Ainda assim, a tendência, sabemos bem, é reagir no imediato. Para controlar o impulso de falar, refere Piedade Vieitas, é essencial também controlar a ansiedade, “para conseguir esperar, aceitar que não temos de responder a tudo, que isso não é um sinal de fraqueza, de vulnerabilidade ou mesmo de desempenho”. Pode ajudar “respirar fundo”, devolver a pergunta ou “tentar esclarecer o que o outro nos está a transmitir, minimizando o risco de dedução errada”. Outra estratégia poderá ser responder noutro momento, ou seja, dizer “preciso de pensar sobre isto e logo que possa respondo-te”. Sendo certo que “precisamos de estar mais focados em promover o ‘slow cooking’ e não o ‘fast food’ na comunicação”.
Emília Araújo reconhece que é um desafio adotar mais silêncios, “temos uma cultura de barulho, de acontecimento, de atividade permanente, o que nos perturba o sono, a convivência, tem efeitos na irritabilidade”. Mas há um aspeto a salientar neste assunto. “Mais do que termos técnicas para o fazermos, é importante termos capacidade de reflexão sobre o que nós próprios fazemos diariamente, para aprendermos a ter esses tempos de espera.
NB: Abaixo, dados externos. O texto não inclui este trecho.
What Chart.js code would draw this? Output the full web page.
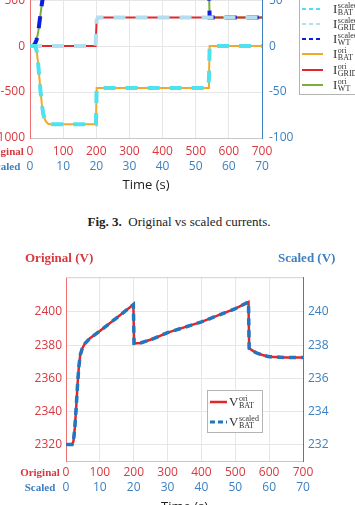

E isso tem de ser trabalhado. Por exemplo, enquanto educadores, é importante dar este contexto aos jovens e crianças. Dar-lhes tempo para poderem reformular perguntas, pensar no que fizeram, refletir.” A arte, diz, ensina-nos muito sobre isso. “No caso do teatro, o ator tem de controlar muito bem os tempos de fala e reação para que a cena resulte. E muitas das cenas são silêncios, têm de ser, porque correspondem a reações.”
Há quem diga que o silêncio é a oração dos sábios, o que nos remete para uma ideia de um processo ativo, de uma decisão consciente. E pode de facto sê-lo. Veja-se que é usado em momentos solenes como principal meio de prestar homenagem. Não é por acaso. Tem um poder forte, é importante e precisa-se.